United Services, Inc. held its annual Legislative Dinner on Thursday, January 26th to provide area members of the General Assembly with an overview of the growing need for behavioral health and wellness programs throughout the region.
The evening meeting, hosted at United Services Dayville Regional Clinical Center and attended by legislators and members of the United Services Board of Directors, identified key policy issues related to regional behavioral health and state funding disparities adversely impacting Northeast Connecticut, where a recent Hartford Healthcare Community Needs Assessment identified Mental Health as the number one health priority in Eastern Connecticut.
According to a study done by the Connecticut Nonprofit Alliance, State-Operated Local Mental Health Authorities receive more than $20,000 per client per year for adult behavioral health services.
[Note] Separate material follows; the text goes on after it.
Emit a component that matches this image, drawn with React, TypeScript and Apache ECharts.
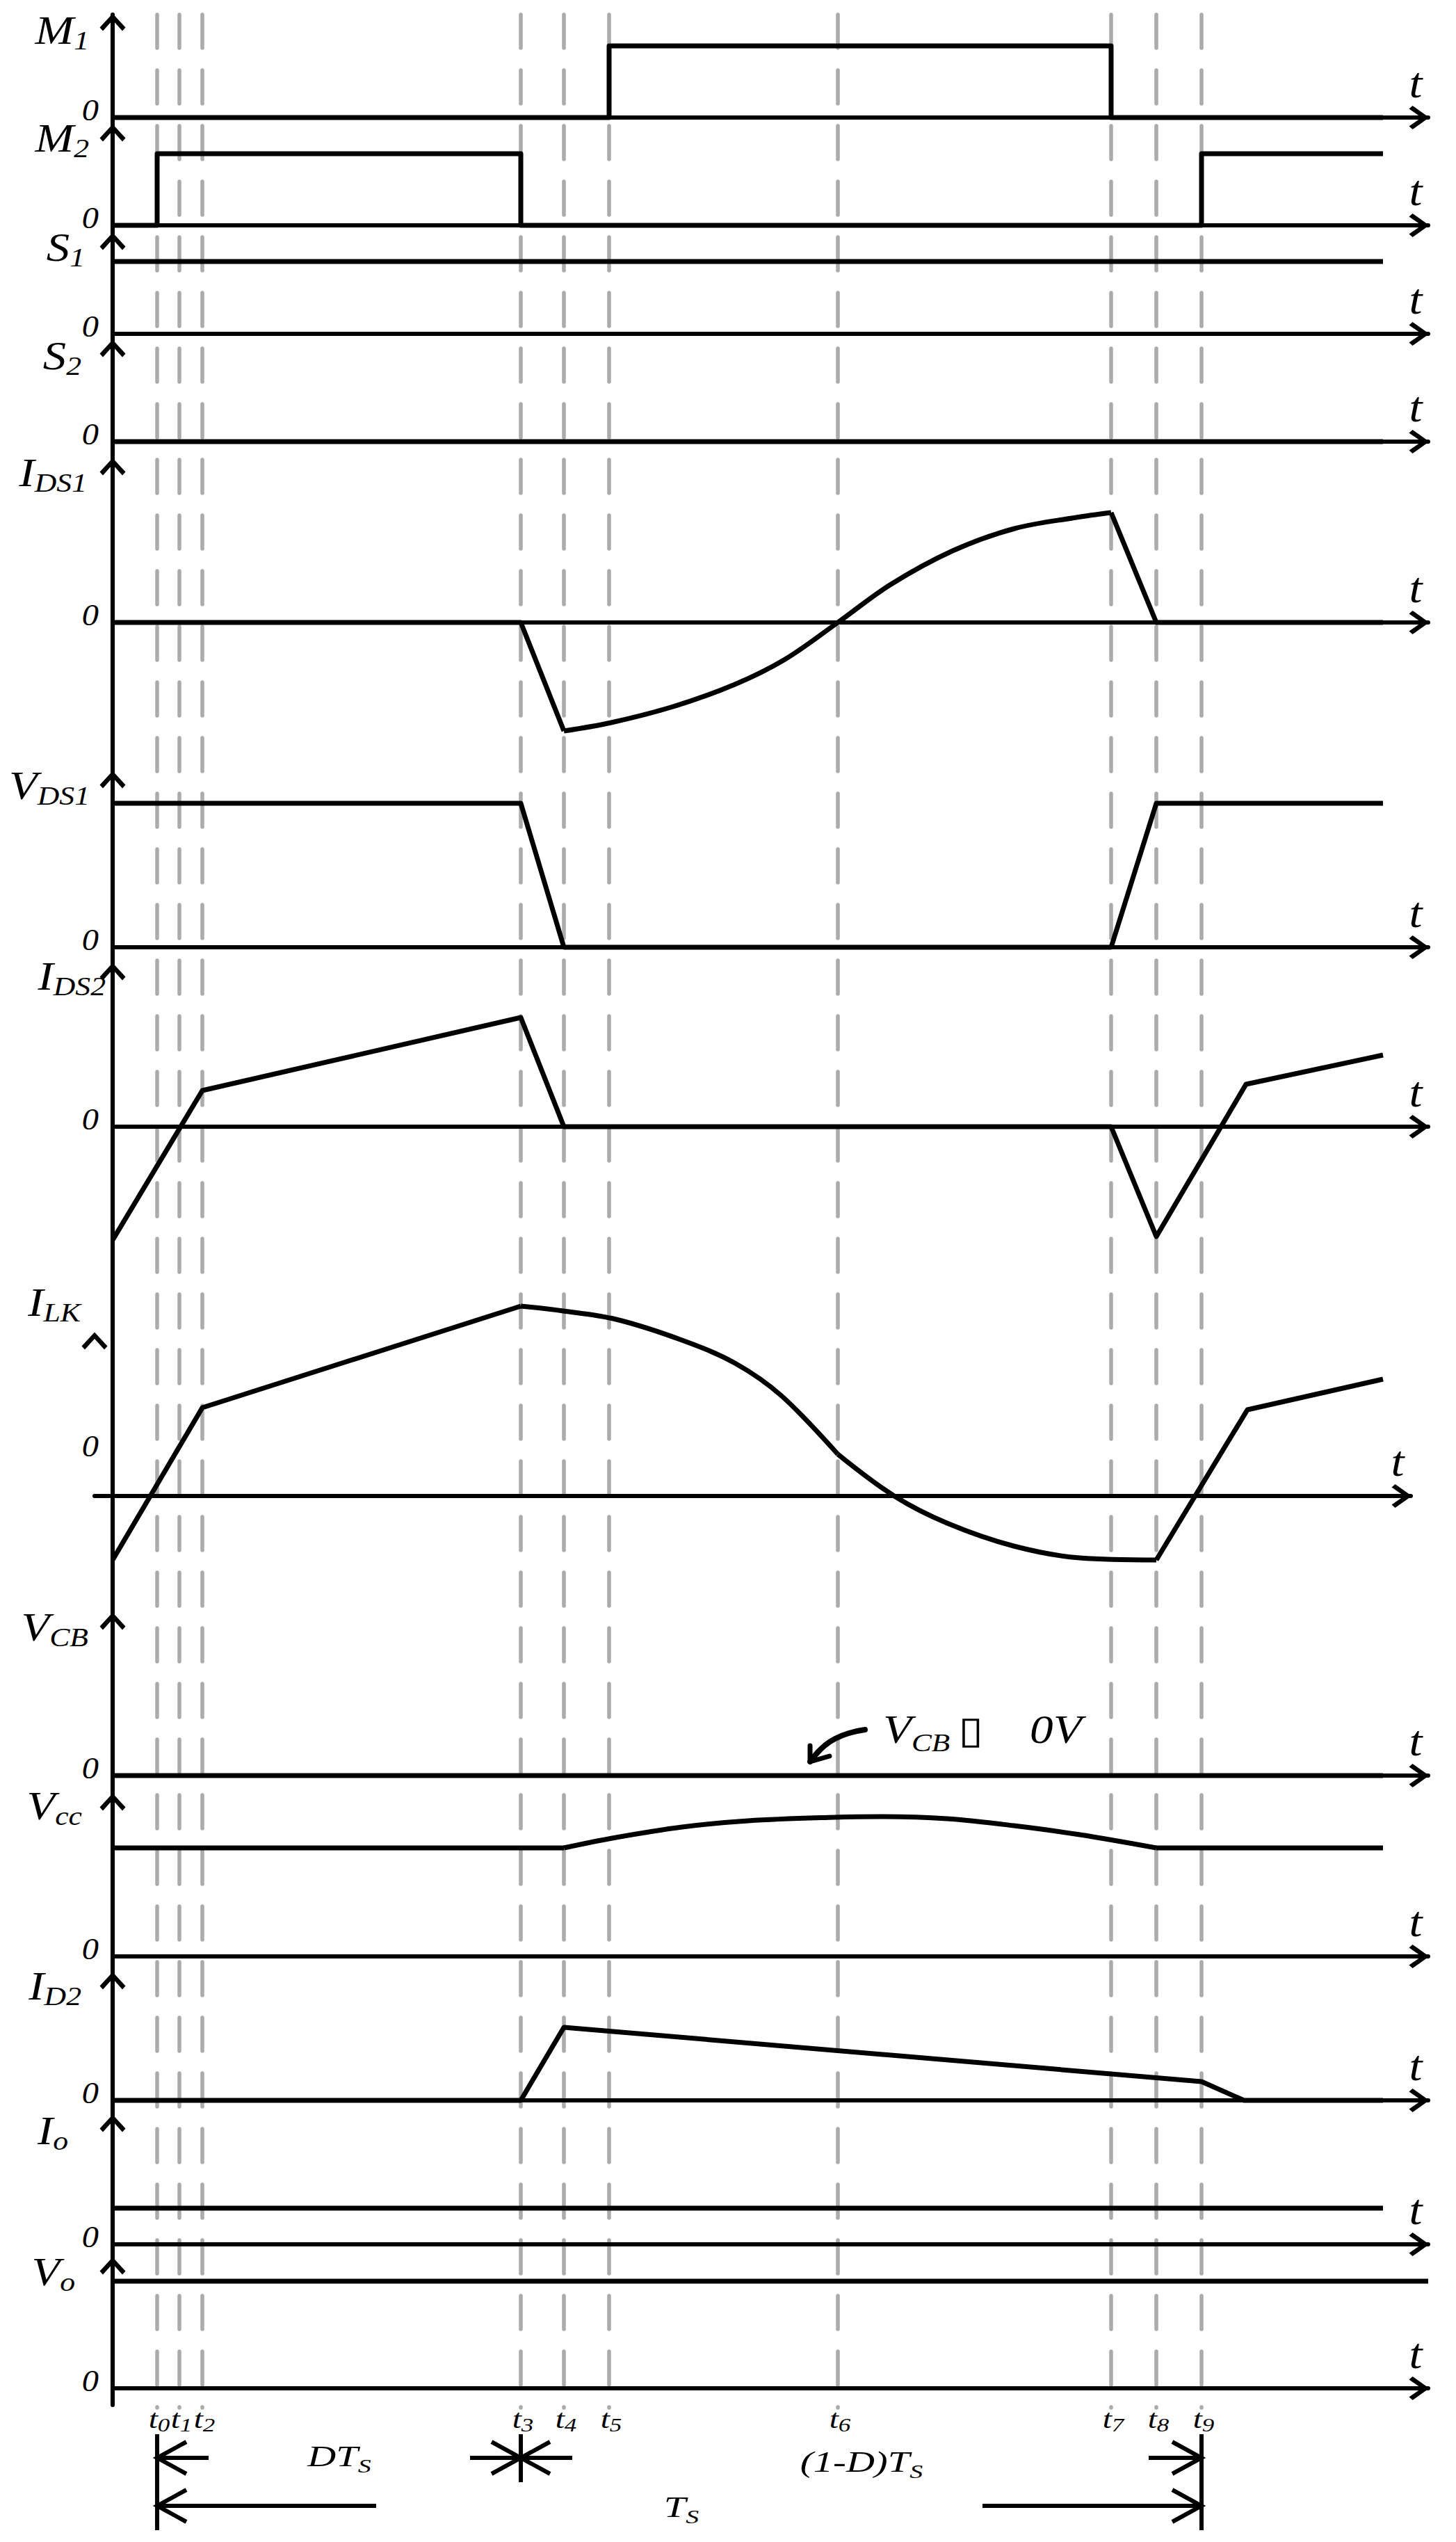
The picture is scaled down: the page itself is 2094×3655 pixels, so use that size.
import React, { useEffect, useRef } from "react";
import * as echarts from "echarts";

const WIDTH = 2094;
const HEIGHT = 3655;

// ---------- time instants (x units: time measured from the vertical axis) ----------
const timeDigits = ["0", "1", "2", "3", "4", "5", "6", "7", "8", "9"];
const timeValues = [64, 96, 129, 587, 649, 714, 1043, 1436, 1501, 1566];
const [T0, T1, T2, T3, T4, T5, T6, T7, T8, T9] = timeValues;
const SIGNAL_END = 1827;
const AXIS_END = 1892;

// ---------- panel names ----------
const panelMain = ["M", "M", "S", "S", "I", "V", "I", "I", "V", "V", "I", "I", "V"];
const panelSub = ["1", "2", "1", "2", "DS1", "DS1", "DS2", "LK", "CB", "cc", "D2", "o", "o"];

// ---------- waveforms [time, amplitude] ----------
const m1Wave = [[0, 0], [T5, 0], [T5, 103], [T7, 103], [T7, 0], [SIGNAL_END, 0]];
const m2Wave = [[0, 0], [T0, 0], [T0, 103], [T3, 103], [T3, 0], [T9, 0], [T9, 103], [SIGNAL_END, 103]];
const s1Wave = [[0, 104], [SIGNAL_END, 104]];
const s2Wave = [[0, 0], [SIGNAL_END, 0]];
const ids1Ramp = [[0, 0], [T3, 0], [T4, -156]];
const ids1Curve = [[T4, -156], [717, -144], [806, -121], [895, -89], [967, -53], [T6, 0], [1118, 54], [1208, 103], [1297, 135], [1386, 151], [T7, 158]];
const ids1Fall = [[T7, 158], [T8, 0], [SIGNAL_END, 0]];
const vds1Wave = [[0, 207], [T3, 207], [T4, 0], [T7, 0], [T8, 207], [SIGNAL_END, 207]];
const ids2Wave = [[0, -163], [T2, 52], [T3, 157], [T4, 0], [T7, 0], [T8, -158], [1630, 61], [SIGNAL_END, 103]];
const ilkRamp = [[0, -92], [T2, 127], [T3, 273]];
const ilkCurveA = [[T3, 273], [648, 266], [724, 254], [819, 224], [895, 191], [962, 144], [T6, 60]];
const ilkCurveB = [[T6, 60], [1124, 0], [1200, -39], [1296, -72], [1391, -89], [T8, -92]];
const ilkRise = [[T8, -92], [1632, 124], [SIGNAL_END, 168]];
const vcbWave = [[0, 0], [SIGNAL_END, 0]];
const vccFlat1 = [[0, 156], [T4, 156]];
const vccArc = [[T4, 156], [724, 171], [819, 186], [914, 195], [1038, 200], [1105, 201], [1200, 198], [1296, 188], [1391, 175], [T8, 156]];
const vccFlat2 = [[T8, 156], [SIGNAL_END, 156]];
const id2Wave = [[0, 0], [T3, 0], [T4, 105], [T9, 27], [1627, 0], [SIGNAL_END, 0]];
const ioWave = [[0, 52], [SIGNAL_END, 52]];
const voWave = [[0, 154], [AXIS_END, 154]];

// VCB annotation arrow (VCB panel units)
const vcbArrowCurve = [[1003, 20], [1011, 30], [1024, 43], [1039, 53], [1059, 61], [1082, 66]];
const vcbArrowHead = [[1003, 43], [1003, 20], [1031, 28]];

// dimension arrows below the chart
const dimensionRowsPx = [3534, 3603];
const dimArrows = [
  { row: 0, tip: T0, tail: 138 },
  { row: 0, tip: T3, tail: 514 },
  { row: 0, tip: T3, tail: 661 },
  { row: 0, tip: T9, tail: 1490 },
  { row: 1, tip: T0, tail: 379 },
  { row: 1, tip: T9, tail: 1251 },
];
const dimBars = [
  { x: T0, from: 3500, to: 3638 },
  { x: T3, from: 3500, to: 3569 },
  { x: T9, from: 3500, to: 3638 },
];

// ---------- layout (page px) ----------
const AXIS_X = 162;
const panelTopPx = [21, 180, 336, 490, 660, 1110, 1386, 1917, 2320, 2580, 2837, 3042, 3247];
const panelZeroPx = [169, 324, 480, 635, 895, 1362, 1620, 2151, 2553, 2813, 3020, 3227, 3434];
const AXIS_BOTTOM_PX = 3458;
const ILK = 7;
const VCB = 8;
const labelRightPx = [128, 128, 122, 117, 125, 129, 152, 116, 127, 118, 117, 98, 108];
const labelMidPx = [44, 199, 356, 512, 680, 1130, 1404, 1873, 2340, 2597, 2856, 3064, 3267];

const SERIF = "Liberation Serif, Times New Roman, serif";
const f = (size: number) => `italic ${size}px ${SERIF}`;
const CHEVRON_Y = "path://M0,20 L18.5,0 L37,20 L32.5,25 L18.5,9.5 L4.5,25 Z";
const CHEVRON_X = "path://M0,24 L17,0 L34,24 L29.5,29 L17,11 L4.5,29 Z";

const panelWaves: { data: number[][]; smooth?: boolean }[][] = [
  [{ data: m1Wave }],
  [{ data: m2Wave }],
  [{ data: s1Wave }],
  [{ data: s2Wave }],
  [{ data: ids1Ramp }, { data: ids1Curve, smooth: true }, { data: ids1Fall }],
  [{ data: vds1Wave }],
  [{ data: ids2Wave }],
  [{ data: ilkRamp }, { data: ilkCurveA, smooth: true }, { data: ilkCurveB, smooth: true }, { data: ilkRise }],
  [{ data: vcbWave }],
  [{ data: vccFlat1 }, { data: vccArc, smooth: true }, { data: vccFlat2 }],
  [{ data: id2Wave }],
  [{ data: ioWave }],
  [{ data: voWave }],
];

const N = panelTopPx.length;
const OVERLAY = N; // grid / xAxis / yAxis index of the overlay

function buildOption() {
  const grid: any[] = [];
  const xAxis: any[] = [];
  const yAxis: any[] = [];
  const series: any[] = [];
  const hidden = { axisTick: { show: false }, axisLabel: { show: false }, splitLine: { show: false } };

  for (let i = 0; i < N; i++) {
    const top = panelTopPx[i];
    const bottom = i < N - 1 ? panelTopPx[i + 1] : AXIS_BOTTOM_PX;
    const zero = panelZeroPx[i];
    const isIlk = i === ILK;
    grid.push({ left: isIlk ? AXIS_X - 26 : AXIS_X, top, width: isIlk ? 1893 : AXIS_END, height: bottom - top, outerBoundsMode: "none" });
    xAxis.push({
      type: "value", gridIndex: i, min: isIlk ? -26 : 0, max: isIlk ? 1867 : AXIS_END,
      axisLine: { show: true, onZero: true, lineStyle: { color: "#000", width: 6 }, symbol: ["none", CHEVRON_X], symbolSize: [34, 29], symbolOffset: [0, -13] },
      ...hidden,
    });
    yAxis.push({
      type: "value", gridIndex: i, min: zero - bottom, max: zero - top,
      axisLine: { show: true, onZero: true, lineStyle: { color: "#000", width: 6 }, symbol: isIlk ? "none" : ["none", CHEVRON_Y], symbolSize: [37, 25], symbolOffset: [0, -11] },
      ...hidden,
    });
    panelWaves[i].forEach((w) => {
      series.push({
        type: "line", xAxisIndex: i, yAxisIndex: i, data: w.data, smooth: w.smooth ? 0.35 : false,
        symbol: "none", clip: false, silent: true, z: 3,
        lineStyle: { color: "#000", width: 7, join: "round" },
      });
    });
  }

  // overlay grid (x: time units, y: page px)
  grid.push({ left: 0, top: 0, width: WIDTH, height: HEIGHT, outerBoundsMode: "none" });
  xAxis.push({ type: "value", gridIndex: OVERLAY, min: -AXIS_X, max: WIDTH - AXIS_X, show: false });
  yAxis.push({ type: "value", gridIndex: OVERLAY, min: 0, max: HEIGHT, inverse: true, show: false });

  // extra (detached) arrow for I_LK
  const ilkBottom = panelTopPx[ILK + 1];
  yAxis.push({
    type: "value", gridIndex: ILK, position: "left", min: panelZeroPx[ILK] - ilkBottom, max: panelZeroPx[ILK] - panelTopPx[ILK],
    axisLine: { show: true, onZero: false, lineStyle: { color: "#000", width: 0 }, symbol: ["none", CHEVRON_Y], symbolSize: [37, 25], symbolOffset: [0, -11] },
    ...hidden,
  });

  // dashed time markers
  timeValues.forEach((t) => {
    series.push({
      type: "line", xAxisIndex: OVERLAY, yAxisIndex: OVERLAY, data: [[t, 21], [t, 3462]], symbol: "none", silent: true, z: -1,
      lineStyle: { color: "#ababab", width: 5.5, type: [48, 32], cap: "round" },
    });
  });

  // dimension arrows
  const dimStyle = { color: "#000", width: 6, join: "miter" };
  dimBars.forEach((b) => {
    series.push({ type: "line", xAxisIndex: OVERLAY, yAxisIndex: OVERLAY, data: [[b.x, b.from], [b.x, b.to]], symbol: "none", silent: true, z: 3, lineStyle: dimStyle });
  });
  dimArrows.forEach((a) => {
    const y = dimensionRowsPx[a.row];
    const dir = Math.sign(a.tail - a.tip);
    series.push({ type: "line", xAxisIndex: OVERLAY, yAxisIndex: OVERLAY, data: [[a.tip, y], [a.tail, y]], symbol: "none", silent: true, z: 3, lineStyle: dimStyle });
    series.push({
      type: "line", xAxisIndex: OVERLAY, yAxisIndex: OVERLAY,
      data: [[a.tip + dir * 42, y - 23], [a.tip, y], [a.tip + dir * 42, y + 23]],
      symbol: "none", silent: true, z: 3, lineStyle: dimStyle,
    });
  });

  // VCB ≈ 0 annotation arrow
  series.push({ type: "line", xAxisIndex: VCB, yAxisIndex: VCB, data: vcbArrowCurve, smooth: 0.5, symbol: "none", silent: true, z: 3, clip: false, lineStyle: { color: "#000", width: 8, cap: "round" } });
  series.push({ type: "line", xAxisIndex: VCB, yAxisIndex: VCB, data: vcbArrowHead, symbol: "none", silent: true, z: 3, clip: false, lineStyle: { color: "#000", width: 7, cap: "round", join: "round" } });

  return { animation: false, backgroundColor: "#fff", grid, xAxis, yAxis, series };
}

function textEl(x: number, y: number, text: string, rich: any, align: string, scaleX: number) {
  return {
    type: "text", x, y, scaleX, z: 20, silent: true,
    style: { text, rich, fill: "#000", align, textAlign: align, verticalAlign: "middle", textVerticalAlign: "middle" },
  };
}

function buildTexts(chart: any) {
  const toPx = (u: number, y: number) => chart.convertToPixel({ gridIndex: OVERLAY }, [u, y]) as number[];
  const els: any[] = [];
  const panelRich = {
    m: { font: f(58), fill: "#000", lineHeight: 66 },
    s: { font: f(38), fill: "#000", lineHeight: 66, padding: [28, 0, 0, 0] },
  };
  const zeroRich = { z: { font: f(44), fill: "#000", lineHeight: 50 } };
  const tRich = { t: { font: f(62), fill: "#000", lineHeight: 70 } };
  for (let i = 0; i < N; i++) {
    let [x, y] = toPx(labelRightPx[i] - AXIS_X, labelMidPx[i]);
    els.push(textEl(x, y, `{m|${panelMain[i]}}{s|${panelSub[i]}}`, panelRich, "right", 1.15));
    const zeroMid = i === ILK ? 2079 : panelZeroPx[i] - 11;
    [x, y] = toPx(-20, zeroMid);
    els.push(textEl(x, y, "{z|0}", zeroRich, "right", 1.1));
    const tx = i === ILK ? 1848 : AXIS_END - 18;
    [x, y] = toPx(tx, panelZeroPx[i] - 50);
    els.push(textEl(x, y, "{t|t}", tRich, "center", 1.1));
  }
  // time labels
  const timeRich = {
    t: { font: f(38), fill: "#000", lineHeight: 44 },
    s: { font: f(28), fill: "#000", lineHeight: 44, padding: [18, 0, 0, 0] },
  };
  timeValues.forEach((t, i) => {
    const [x, y] = toPx(t + 3, 3478);
    els.push(textEl(x, y, `{t|t}{s|${timeDigits[i]}}`, timeRich, "center", 1.25));
  });
  // dimension labels
  const dimRich = {
    m: { font: f(42), fill: "#000", lineHeight: 56 },
    s: { font: f(28), fill: "#000", lineHeight: 56, padding: [26, 0, 0, 0] },
  };
  [[326, 3532, "{m|DT}{s|S}"], [1077, 3540, "{m|(1-D)T}{s|S}"], [818, 3605, "{m|T}{s|S}"]].forEach(([u, yy, txt]) => {
    const [x, y] = toPx(u as number, yy as number);
    els.push(textEl(x, y, txt as string, dimRich, "center", 1.35));
  });
  // V_CB ≈ 0V annotation
  const annRich = {
    m: { font: f(56), fill: "#000", lineHeight: 70 },
    s: { font: f(36), fill: "#000", lineHeight: 70, padding: [38, 0, 0, 0] },
    b: { font: "54px DejaVu Sans", fill: "#000", lineHeight: 70, padding: [0, 0, 0, 10] },
    v: { font: f(56), fill: "#000", lineHeight: 70, padding: [0, 0, 0, 56] },
  };
  const [ax, ay] = toPx(1108, 2487);
  els.push(textEl(ax, ay, "{m|V}{s|CB}{b|▯}{v|0V}", annRich, "left", 1.2));
  return els;
}

export default function App() {
  const ref = useRef<HTMLDivElement>(null);
  useEffect(() => {
    const el = ref.current;
    if (!el) return;
    const chart = echarts.init(el, undefined, { renderer: "svg" });
    chart.setOption(buildOption() as any);
    chart.setOption({ graphic: buildTexts(chart) } as any);
    return () => chart.dispose();
  }, []);
  return (
    <div
      ref={ref}
      style={{ position: "absolute", left: 0, top: 0, width: WIDTH, height: HEIGHT, background: "#fff" }}
    />
  );
}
Outside of Northeast, CT, the average Private Nonprofit Behavioral Health provider receives just $5,330 per client per year. However, United Services, the Private Nonprofit Local Mental Health Authority for Northeast Connecticut receives only $2,782 per client per year.
United Service Board of Director members requested that the Northeast CT General Assembly Delegation seek to address this disparity which results in limited programs and less per capita resources for residents of the region.
Legislators were also provided with updates on United Services’ participation in Connecticut’s Behavioral Health Home initiative to provide and manage integrated primary health and behavioral health care and promote wellness initiatives for clients who have incurred high hospitalization costs, seeking to improve the health of individuals while saving state taxpayers significant dollars. United Services has already improved health outcomes of Behavioral Health Home clients while avoiding costly emergency room and hospital stays by helping clients to better manage their care and improve their health, and requested General Assembly support to avoid across the board agency funding reductions which will cut deeper in the already poorly funded Northeastern CT region than in areas receiving significantly more state dollars.
United Services board members and staff also continued to emphasize the continued need for state bond support funding to provide a 25% match, or $3.5 million, to the $10 million in federal loans secured by United Services to initiate a $14 million project to expand, enhance and consolidate adult and family behavioral health services on a public transit route for the Windham region. In the past ten years demand for behavioral health services has skyrocketed in the region, resulting in an adult behavioral health service volume which is now 256% of 2007 levels. The existing USI Willimantic and Columbia clinic space is outdated and cannot accommodate existing or expected growth.